Nairobi Governor Johnson Sakaja says his office is actively implementing strategies to enhance healthcare services and address the persistent issue of medical drug shortage in public hospitals.
Speaking on Radio Citizen on Wednesday, April 26, Sakaja revealed that the county has put elaborate measures in place to ensure that services in public hospitals are not disrupted and that Kenyans are receiving dignified healthcare services.
"No Kenyan seeking medical services in the county hospitals should be forced to buy drugs. We have taken measures to ensure quality of service in our hospitals," said Sakaja.
One of the measures, he said, was to procure drugs worth Sh244 million, which have since been distributed to all county hospitals to address the shortage.
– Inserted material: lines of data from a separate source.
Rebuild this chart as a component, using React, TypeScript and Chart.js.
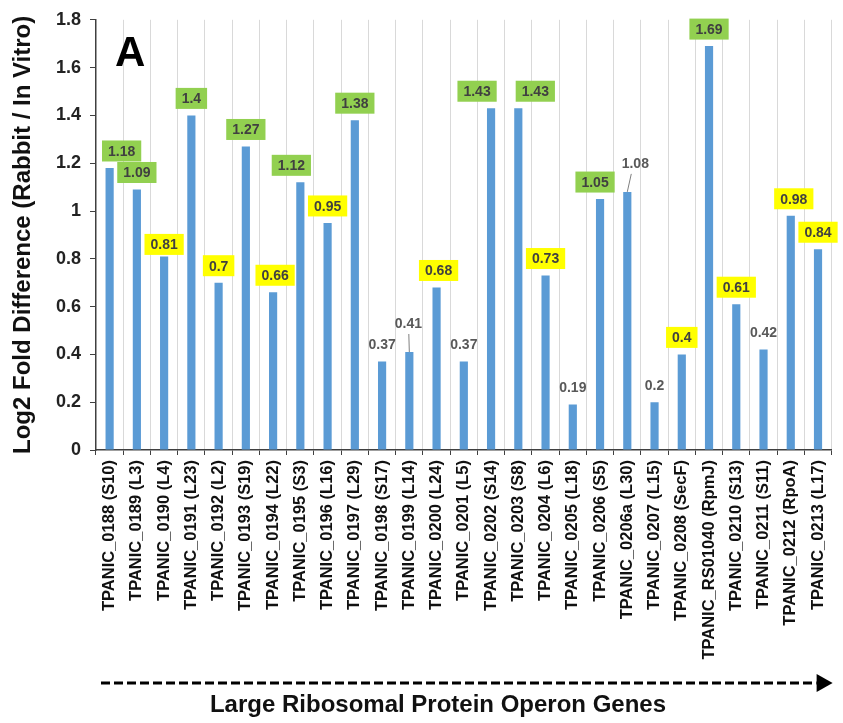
import React, { useEffect, useRef } from "react";
import { Chart, registerables } from "chart.js";

Chart.register(...registerables);

const FONT = '"Liberation Sans", Arial, Helvetica, sans-serif';

const genes = [
  "TPANIC_0188 (S10)",
  "TPANIC_0189 (L3)",
  "TPANIC_0190 (L4)",
  "TPANIC_0191 (L23)",
  "TPANIC_0192 (L2)",
  "TPANIC_0193 (S19)",
  "TPANIC_0194 (L22)",
  "TPANIC_0195 (S3)",
  "TPANIC_0196 (L16)",
  "TPANIC_0197 (L29)",
  "TPANIC_0198 (S17)",
  "TPANIC_0199 (L14)",
  "TPANIC_0200 (L24)",
  "TPANIC_0201 (L5)",
  "TPANIC_0202 (S14)",
  "TPANIC_0203 (S8)",
  "TPANIC_0204 (L6)",
  "TPANIC_0205 (L18)",
  "TPANIC_0206 (S5)",
  "TPANIC_0206a (L30)",
  "TPANIC_0207 (L15)",
  "TPANIC_0208 (SecF)",
  "TPANIC_RS01040 (RpmJ)",
  "TPANIC_0210 (S13)",
  "TPANIC_0211 (S11)",
  "TPANIC_0212 (RpoA)",
  "TPANIC_0213 (L17)",
];

const log2Fold = [
  1.18, 1.09, 0.81, 1.4, 0.7, 1.27, 0.66, 1.12, 0.95, 1.38, 0.37, 0.41, 0.68,
  0.37, 1.43, 1.43, 0.73, 0.19, 1.05, 1.08, 0.2, 0.4, 1.69, 0.61, 0.42, 0.98,
  0.84,
];

// label highlight: g = green box, y = yellow box, p = plain text
const labelKinds = [
  "g", "g", "y", "g", "y", "g", "y", "g", "y", "g", "p", "p", "y",
  "p", "g", "g", "y", "p", "g", "p", "p", "y", "g", "y", "p", "y",
  "y",
];

const yTicks = [0, 0.2, 0.4, 0.6, 0.8, 1, 1.2, 1.4, 1.6, 1.8];

const yTitle = "Log2 Fold Difference (Rabbit / In Vitro)";
const xTitle = "Large Ribosomal Protein Operon Genes";
const panelLetter = "A";

// presentation-only nudges for the value labels (index -> [dx, dy])
const labelNudge: Record<number, [number, number]> = {
  0: [12, 0],
  2: [0, 5],
  6: [2, 0],
  7: [-9, 0],
  11: [-1, -12],
  12: [2, 0],
  14: [-14, 0],
  15: [17, 0],
  18: [-5, 0],
  19: [8, -12],
  25: [3, 0],
};
const leaderIdx = [11, 19];

const valueLabelPlugin = {
  id: "valueLabels",
  afterDatasetsDraw(chart: any) {
    const ctx = chart.ctx as CanvasRenderingContext2D;
    const meta = chart.getDatasetMeta(0);
    meta.data.forEach((el: any, i: number) => {
      const { x, y } = el.getProps(["x", "y"], true);
      const [dx, dy] = labelNudge[i] || [0, 0];
      const cx = x + dx;
      const cy = y - 17 + dy;
      const text = String(log2Fold[i]);
      const kind = labelKinds[i];
      ctx.save();
      ctx.font = `bold 14px ${FONT}`;
      ctx.textAlign = "center";
      ctx.textBaseline = "middle";
      if (kind !== "p") {
        const w = ctx.measureText(text).width + 12;
        const h = 21;
        ctx.fillStyle = kind === "g" ? "#92D050" : "#FFFF00";
        ctx.fillRect(cx - w / 2, cy - h / 2, w, h);
        ctx.fillStyle = "#404040";
      } else {
        ctx.fillStyle = "#595959";
      }
      ctx.fillText(text, cx, cy + 1);
      if (leaderIdx.includes(i)) {
        ctx.strokeStyle = "#7f7f7f";
        ctx.lineWidth = 1;
        ctx.beginPath();
        ctx.moveTo(cx - dx * 0.5, cy + 11);
        ctx.lineTo(x, y);
        ctx.stroke();
      }
      ctx.restore();
    });
  },
};

const decorPlugin = {
  id: "decor",
  afterDraw(chart: any) {
    const ctx = chart.ctx as CanvasRenderingContext2D;
    const area = chart.chartArea;
    ctx.save();
    // panel letter
    ctx.fillStyle = "#000";
    ctx.font = `bold 42px ${FONT}`;
    ctx.textAlign = "left";
    ctx.textBaseline = "alphabetic";
    ctx.fillText(panelLetter, area.left + 19, area.top + 46);

    // dashed arrow
    const ay = 683;
    const x0 = area.left + 5;
    const x1 = area.right - 15;
    ctx.strokeStyle = "#000";
    ctx.lineWidth = 3;
    ctx.setLineDash([9, 4]);
    ctx.beginPath();
    ctx.moveTo(x0, ay);
    ctx.lineTo(x1, ay);
    ctx.stroke();
    ctx.setLineDash([]);
    ctx.fillStyle = "#000";
    ctx.beginPath();
    ctx.moveTo(x1, ay - 9);
    ctx.lineTo(area.right + 1, ay);
    ctx.lineTo(x1, ay + 9);
    ctx.closePath();
    ctx.fill();

    // bottom title
    ctx.font = `bold 24px ${FONT}`;
    ctx.textAlign = "center";
    ctx.textBaseline = "alphabetic";
    ctx.fillStyle = "#111";
    ctx.fillText(xTitle, 438, 712);
    ctx.restore();
  },
};

export default function App() {
  const canvasRef = useRef<HTMLCanvasElement | null>(null);

  useEffect(() => {
    const canvas = canvasRef.current;
    if (!canvas) return;
    const chart = new Chart(canvas, {
      type: "bar",
      data: {
        labels: genes,
        datasets: [
          {
            data: log2Fold,
            backgroundColor: "#5B9BD5",
            borderWidth: 0,
            barPercentage: 0.3,
            categoryPercentage: 1,
          },
        ],
      },
      options: {
        responsive: false,
        animation: false,
        devicePixelRatio: 1,
        layout: { padding: { left: 0, right: 10, top: 16, bottom: 0 } },
        plugins: {
          legend: { display: false },
          tooltip: { enabled: false },
          title: { display: false },
        },
        scales: {
          x: {
            offset: true,
            grid: {
              offset: true,
              color: "#D9D9D9",
              lineWidth: 1,
              drawOnChartArea: true,
              drawTicks: true,
              tickLength: 5,
              tickColor: "#404040",
            },
            border: { display: true, color: "#404040", width: 1.5 },
            ticks: {
              autoSkip: false,
              minRotation: 90,
              maxRotation: 90,
              padding: 5,
              color: "#111",
              font: { family: FONT, size: 16.5, weight: "bold" },
            },
            afterFit: (s: any) => {
              s.height = 273;
            },
          },
          y: {
            min: 0,
            max: 1.8,
            afterBuildTicks: (s: any) => {
              s.ticks = yTicks.map((v) => ({ value: v }));
            },
            grid: {
              drawOnChartArea: false,
              drawTicks: true,
              tickLength: 6,
              tickColor: "#404040",
            },
            border: { display: true, color: "#404040", width: 1.5 },
            ticks: {
              padding: 9,
              color: "#222",
              font: { family: FONT, size: 18, weight: "bold" },
              callback: (v: any) => String(Number(Number(v).toFixed(1))),
            },
            title: {
              display: true,
              text: yTitle,
              color: "#111",
              font: { family: FONT, size: 24, weight: "bold" },
              padding: { top: 9, bottom: 0 },
            },
            afterFit: (s: any) => {
              s.width = 96;
            },
          },
        },
      },
      plugins: [valueLabelPlugin, decorPlugin],
    });
    return () => chart.destroy();
  }, []);

  return (
    <div
      style={{
        position: "absolute",
        left: 0,
        top: 0,
        width: 843,
        height: 723,
        background: "#fff",
      }}
    >
      <canvas
        ref={canvasRef}
        width={843}
        height={723}
        style={{ display: "block", width: 843, height: 723 }}
      />
    </div>
  );
}
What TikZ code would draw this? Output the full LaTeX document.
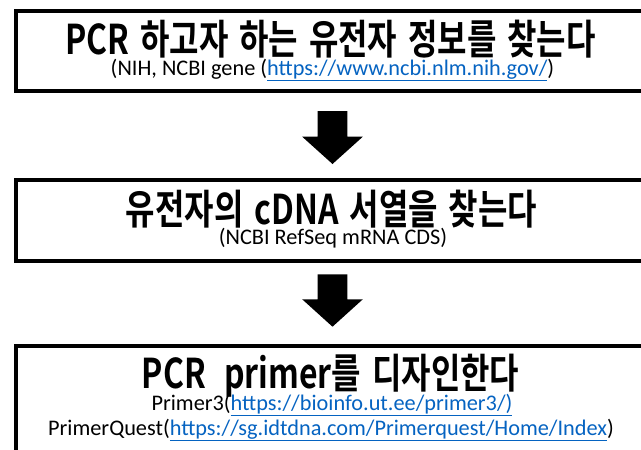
\documentclass[tikz,border=0pt]{standalone}
\usepackage{fontspec}
\setmainfont{Carlito}
\IfFontExistsTF{Noto Sans CJK KR Black}
  {\newfontfamily\krb{Noto Sans CJK KR Black}[FakeStretch=0.78,WordSpace=1.5]}
  {\newfontfamily\krb{Noto Sans CJK KR}[FakeStretch=0.78,WordSpace=1.5,UprightFont=*,BoldFont=* Bold,FakeBold=1.5]}
\definecolor{linkblue}{HTML}{0563C1}
\newcommand{\lnk}[1]{\textcolor{linkblue}{\underline{#1}}}
\begin{document}
\begin{tikzpicture}[x=1pt,y=-1pt,
  box/.style={draw=black, line width=4pt, inner sep=0pt, anchor=north west, minimum width=666pt},
  title/.style={anchor=base, inner sep=0pt, font=\krb\bfseries\fontsize{41}{44}\selectfont},
  sub/.style={anchor=base, inner sep=0pt, font=\fontsize{22.3}{25}\selectfont}]
\useasboundingbox (0,0) rectangle (641,450);
% boxes
\node[box, minimum height=80.5pt] (b1) at (14,8.5) {};
\node[box, minimum height=81.5pt] (b2) at (14,177.5) {};
\node[box, minimum height=130pt] (b3) at (14,343.5) {};
% texts
\node[title] (t1) at (330.5,54) {PCR 하고자 하는 유전자 정보를 찾는다};
\node[sub] (s1) at (332.5,75) {(NIH, NCBI gene (\lnk{https://www.ncbi.nlm.nih.gov/})};
\node[title] (t2) at (331.5,224) {유전자의 cDNA 서열을 찾는다};
\node[sub] (s2) at (333,244.5) {(NCBI RefSeq mRNA CDS)};
\node[title] (t3) at (330.5,388) {PCR\hspace{0.45em}primer를 디자인한다};
\node[sub] (s3) at (332,410) {Primer3(\lnk{https://bioinfo.ut.ee/primer3/)}};
\node[sub] (s4) at (331,435) {PrimerQuest(\lnk{https://sg.idtdna.com/Primerquest/Home/Index})};
% arrows
\coordinate (a1) at (332.5,111);
\coordinate (a2) at (332.5,274.3);
\fill[shift={(a1)}] (-14.8,0) -- (14.8,0) -- (14.8,25.7) -- (30.3,25.7) -- (0,53) -- (-30.3,25.7) -- (-14.8,25.7) -- cycle;
\fill[shift={(a2)}] (-14.8,0) -- (14.8,0) -- (14.8,25) -- (30.3,25) -- (0,52.4) -- (-30.3,25) -- (-14.8,25) -- cycle;
\end{tikzpicture}
\end{document}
Sakaja asserted that the drug shortage was a direct consequence of the substantial debt left by the previous administration to Kenya Medical Supplies Authority (KEMSA), amounting to Sh185 million.
"We have since cleared almost half of the debt, and now Nairobians can enjoy quality services," he said, adding, "for three years, our hospitals experienced a shortage of medicines due to an outstanding debt totaling Sh185m. We held discussions with the Kemsa management and reached an agreement to clear the debt in installments," he explained.
"As a result, our hospitals were not getting enough medicines. We have put measures in place to ensure the availability of medicines in our hospitals."
Sakaja further reiterated that the county had placed a high priority on ensuring timely payment of healthcare workers' salaries.
"After realizing that payment of salaries was an issue, today, no single welfare worker in the county will complain about delayed salaries," he added.
On drug theft, Sakaja stated, "We have implemented a robust system to combat drug theft cartels and safeguard our drugs. My team has made arrests, and we are currently in the midst of a court case. We remain optimistic about the outcome and confident in our ability to prevail."